Bus

Girl in bus seat: Oh my gawd, look at all that discharge! Oh, wait, that's cum.

Houston, Texas

Teen guy: Hey, Louise, do you wanna know why David broke up with you?
Teen girl: Because he was cheating on me…
Teen guy: No. Well, I shouldn't really say this, but David is gay.
Teen girl, surprised: Again?

Bus
Stockholm
Sweden

College girl in workout gear: No, I don't really like to eat. I mean, I don't really like food. I just have to eat it, you know?
College friend: Yeah, I know what you mean.

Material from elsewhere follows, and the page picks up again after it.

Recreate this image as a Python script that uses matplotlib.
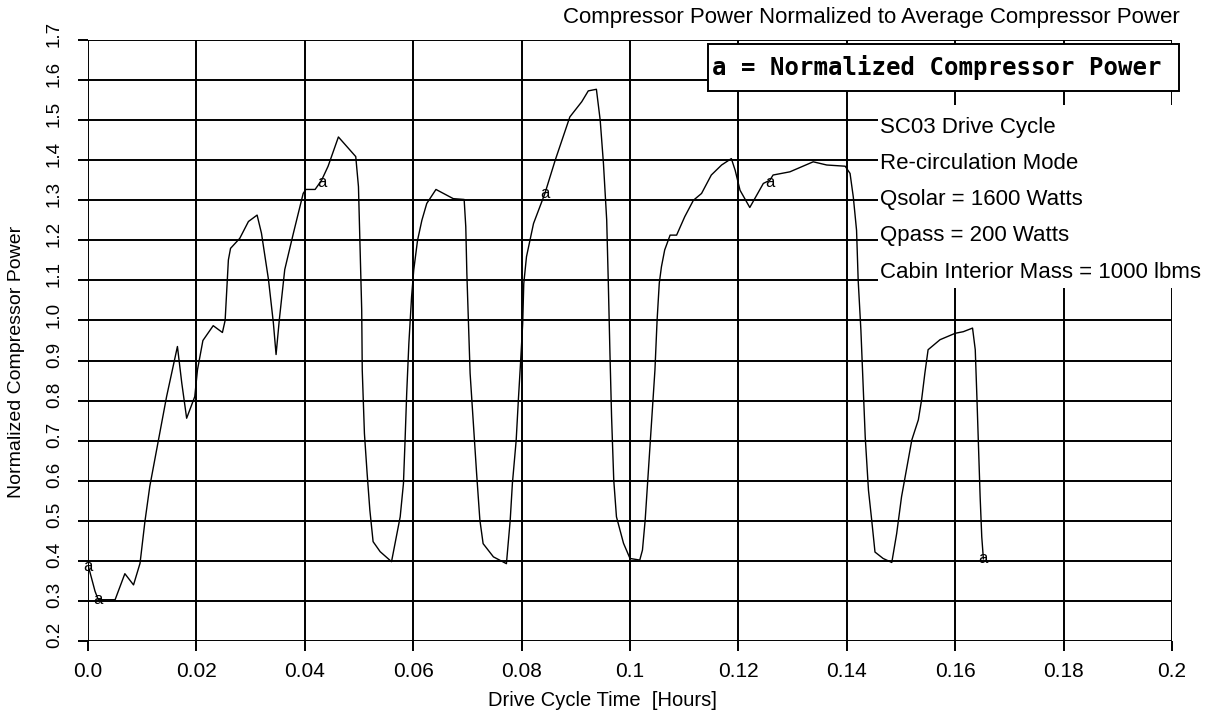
import matplotlib
matplotlib.use("Agg")
import matplotlib.pyplot as plt
import matplotlib.transforms as mtransforms
from matplotlib.patches import Rectangle

# compressor power trace (x in hours)
time_h = [0.0, 0.0013, 0.0019, 0.0050, 0.0068, 0.0084, 0.0096, 0.0105, 0.0114, 0.0130,
          0.0145, 0.0165, 0.0173, 0.0182, 0.0197, 0.0202, 0.0212, 0.0231, 0.0248, 0.0253,
          0.0259, 0.0263, 0.0280, 0.0296, 0.0312, 0.0320, 0.0333, 0.0342, 0.0347, 0.0353,
          0.0363, 0.0379, 0.0397, 0.0402, 0.0419, 0.0431, 0.0443, 0.0462, 0.0494, 0.0499,
          0.0502, 0.0505, 0.0506, 0.0510, 0.0515, 0.0520, 0.0526, 0.0539, 0.0560, 0.0576,
          0.0582, 0.0585, 0.0588, 0.0592, 0.0597, 0.0601, 0.0608, 0.0616, 0.0625, 0.0642,
          0.0674, 0.0694, 0.0697, 0.0699, 0.0702, 0.0705, 0.0711, 0.0717, 0.0723, 0.0729,
          0.0748, 0.0772, 0.0779, 0.0783, 0.0790, 0.0794, 0.0798, 0.0802, 0.0804, 0.0809,
          0.0822, 0.0843, 0.0862, 0.0889, 0.0911, 0.0923, 0.0938, 0.0945, 0.0951, 0.0957,
          0.0960, 0.0963, 0.0966, 0.0970, 0.0975, 0.0988, 0.1000, 0.1018, 0.1023, 0.1028,
          0.1034, 0.1040, 0.1046, 0.1050, 0.1054, 0.1058, 0.1064, 0.1074, 0.1086, 0.1101,
          0.1117, 0.1132, 0.1150, 0.1169, 0.1187, 0.1194, 0.1203, 0.1221, 0.1246, 0.1258,
          0.1264, 0.1295, 0.1338, 0.1363, 0.1397, 0.1406, 0.1412, 0.1418, 0.1421, 0.1426,
          0.1430, 0.1434, 0.1440, 0.1446, 0.1452, 0.1467, 0.1483, 0.1492, 0.1501, 0.1510,
          0.1520, 0.1532, 0.1538, 0.1544, 0.1550, 0.1572, 0.1600, 0.1615, 0.1632, 0.1637,
          0.1640, 0.1643, 0.1646, 0.1649, 0.1652]
power = [0.390, 0.324, 0.303, 0.303, 0.368, 0.340, 0.394, 0.498, 0.586, 0.702,
         0.810, 0.935, 0.844, 0.756, 0.810, 0.877, 0.950, 0.987, 0.970, 1.000,
         1.151, 1.180, 1.205, 1.247, 1.263, 1.218, 1.102, 0.994, 0.915, 1.002,
         1.127, 1.218, 1.317, 1.327, 1.327, 1.350, 1.385, 1.458, 1.409, 1.334,
         1.176, 1.026, 0.876, 0.718, 0.618, 0.527, 0.448, 0.423, 0.398, 0.510,
         0.593, 0.701, 0.818, 0.943, 1.059, 1.126, 1.200, 1.250, 1.292, 1.327,
         1.304, 1.302, 1.234, 1.117, 0.992, 0.868, 0.743, 0.618, 0.502, 0.443,
         0.410, 0.393, 0.502, 0.593, 0.701, 0.801, 0.893, 0.992, 1.092, 1.159,
         1.242, 1.317, 1.400, 1.508, 1.546, 1.573, 1.577, 1.500, 1.392, 1.251,
         1.093, 0.918, 0.760, 0.602, 0.510, 0.444, 0.406, 0.402, 0.427, 0.502,
         0.627, 0.751, 0.876, 1.001, 1.093, 1.134, 1.176, 1.213, 1.213, 1.259,
         1.300, 1.317, 1.363, 1.388, 1.404, 1.375, 1.325, 1.282, 1.342, 1.350,
         1.363, 1.371, 1.396, 1.388, 1.385, 1.367, 1.308, 1.225, 1.100, 0.976,
         0.843, 0.709, 0.576, 0.501, 0.422, 0.406, 0.396, 0.468, 0.560, 0.627,
         0.702, 0.752, 0.802, 0.868, 0.927, 0.952, 0.968, 0.972, 0.981, 0.927,
         0.810, 0.685, 0.560, 0.460, 0.405]

# "a" symbols on the curve
mark_x = [0.0, 0.0019, 0.0431, 0.0843, 0.1258, 0.1652]
mark_y = [0.385, 0.303, 1.345, 1.317, 1.345, 0.405]

xticks = [0.0, 0.02, 0.04, 0.06, 0.08, 0.1, 0.12, 0.14, 0.16, 0.18, 0.2]
xlabels = ["0.0", "0.02", "0.04", "0.06", "0.08", "0.1", "0.12", "0.14", "0.16", "0.18", "0.2"]
yticks = [0.2, 0.3, 0.4, 0.5, 0.6, 0.7, 0.8, 0.9, 1.0, 1.1, 1.2, 1.3, 1.4, 1.5, 1.6, 1.7]
ylabels = ["0.2", "0.3", "0.4", "0.5", "0.6", "0.7", "0.8", "0.9", "1.0",
           "1.1", "1.2", "1.3", "1.4", "1.5", "1.6", "1.7"]

notes = ["SC03 Drive Cycle", "Re-circulation Mode", "Qsolar = 1600 Watts",
         "Qpass = 200 Watts", "Cabin Interior Mass = 1000 lbms"]

plt.rcParams['font.family'] = ['Liberation Sans', 'DejaVu Sans']

fig = plt.figure(figsize=(12.12, 7.13), dpi=100)
ax = fig.add_axes([88/1212, 1-641/713, (1172-88)/1212, (641-40)/713])

ax.plot(time_h, power, color='black', lw=1.0, zorder=3)
for mx, my in zip(mark_x, mark_y):
    ax.text(mx, my, "a", fontsize=12, ha='center', va='center', zorder=4)

ax.set_xlim(0, 0.2)
ax.set_ylim(0.2, 1.7)
ax.set_xticks(xticks)
ax.set_xticklabels(xlabels, fontsize=15)
ax.set_yticks(yticks)
ax.set_yticklabels(ylabels, fontsize=13.5, family=['Liberation Sans Narrow', 'Liberation Sans'])
ax.grid(True, color='black', lw=1.4)
for s in ax.spines.values():
    s.set_visible(False)
ax.tick_params(axis='both', direction='out', length=7, width=1.4, color='black')
ax.tick_params(axis='x', pad=8)
ax.tick_params(axis='y', pad=11, labelrotation=90)
# y labels sit a bit above their ticks in the original
shift = mtransforms.ScaledTranslation(0, 6/100, fig.dpi_scale_trans)
for lab in ax.get_yticklabels():
    lab.set_va('center')
    lab.set_transform(lab.get_transform() + shift)

# white area behind the case notes (hides grid)
ax.add_patch(Rectangle((878/1212, 1-288/713), 334/1212, 183/713, transform=fig.transFigure,
                       facecolor='white', edgecolor='none', zorder=2, clip_on=False))
for i, t in enumerate(notes):
    fig.text(880/1212, 1-(127+36.3*i)/713, t, fontsize=16, ha='left', va='center')

# legend box
fig.patches.append(Rectangle((708/1212, 1-91/713), 471/1212, 47/713, transform=fig.transFigure,
                             facecolor='white', edgecolor='black', lw=1.4, zorder=5))
fig.text(712/1212, 1-67/713, "a = Normalized Compressor Power", family='DejaVu Sans Mono',
         weight='bold', fontsize=17.3, ha='left', va='center', zorder=6)

fig.text(1180/1212, 1-18/713, "Compressor Power Normalized to Average Compressor Power",
         fontsize=16, ha='right', va='center')
fig.text(17/1212, 1-362/713, "Normalized Compressor Power", fontsize=14, rotation=90,
         ha='center', va='center')
fig.text(602/1212, 1-700/713, "Drive Cycle Time  [Hours]", fontsize=14.5, ha='center', va='center')

fig.savefig("out.png", dpi=100)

Sometimes I think, you know I could just live off of Gatorade or orange juice or something. You get the same nutrients and stuff from that anyway.
College girl in workout gear: Yeeeeah. Exactly.

Bus
Seattle, Washington

Guy #1: Just admit it, man.
Guy #2: Admit what? That I'm great and wonderful and perfect in every way shape and form? Alright, I'm great and wonderful and perfect in every way shape and form!
Guy #1: No, admit that you're crazier than me!
Guy #2: Yeah, well…you're just Mr “Too sexy for my shirt,” and I'm Mr “Too sexy for my life,” but seriously, I'm so smart and everyone loves me.
Guy #3: You're just lyin' to yourself, man.
Guy #2: I'm too sexy for the world! That's just the way it is. I'm the next Albert Einstein. Everyone will soon realize that they love me. You all know that I'm right, so say that I am always right! You're dumb and I'm smart. Everyone loves me.
Bus driver: Will you guys be quiet? No one wants to hear this!

Manhattan, New York

Overheard by: Lulu

Teen girl, looking confused: Wait, guys. (pause) Do black people see in different colors?

Bus
Seattle, Washington

The Yankee Candle Scent That Never Made It to Shelves

Kid on bus: Ew! What's that smell?
Teacher: That's New Jersey.

School Bus
New Jersey

Overheard by: this guy

Male high school student, nonchalantly: I got a new phone; this one can take videos and stuff. It's pretty cool.
School bus driver, in hushed, dramatic tone: Technology is god on earth.

School Bus
Southern California

Girl on bus: I've always wanted to ride a motorcycle.
Guy on bus: Yeah, I don't have one but I'm pretty good at driving them.
Girl: Oh, I don't want to own one, just ride one.
Guy: Yeah, that's how I feel about dragons.

Auburn, Alabama

Hispanic teenager with baby, yelling out of bus doors: You're an icy bitch!
Chinese woman, muttering loudly: Fucking immigrants.

Bus Station
Chicago, Illinois

Overheard by: another immigrant

Bus driver: Folks, this just in from the weather service, I just thought I'd pass it along to you all. Don't let all these clouds fool you, there's a high heat warning in effect for Reese's Peanut Butter Cups, gumdrops, and…snow cones, so if you have any of those items, you'd better keep them inside. That's all.